I state information that anyone can source in the filings in OPD Holdings v Otiko et al. I referenced File 57 Attachment 4 as the file that contains the commitments made by the ViaDerma CEO to not compete, not use their proprietary information, return all information, etc. I referenced ViaDerma's website in 2014 in which they named OPD's Trademarked product as their "lead product." I referenced the ViaDerma filings beginning in 2014.
I shared a message from Keough to a former VDRM shareholder in which he states the swab wasn't an effective application method, and that they plan to use the tech moving forward (Site Specific Penetration Technology aka SSPT).
Keough's contract with Phillips is another Attachment in the court records. That should not be confused with the contract Otiko dissed when he started ViaDerma, advertised Viabecline revenue projections which could not be met under his non-exclusive 20k unit agreement with Phillips.
I reject Otiko's subjective interpretations of the contracts in question. It is the role of the Court to determine whether Otiko breached the contract.
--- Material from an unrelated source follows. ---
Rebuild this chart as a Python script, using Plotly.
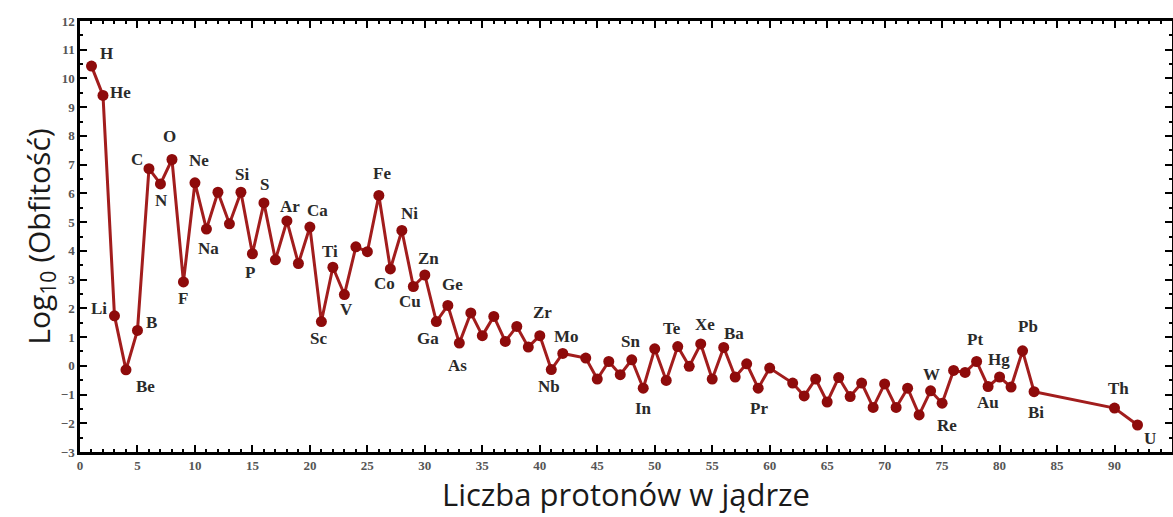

I believe Kasten has a very strong case. That is not an argument. It is an opinion on my part based on my personal analysis of the case filings and ViaDerma Annual Reports since 2014. No one can change my opinion but me and that could not happen until the refiling of the litigation happens and Otiko has an opportunity to present the Court with justification for use of Kasten's (OPD Holdings/Keough) proprietary information.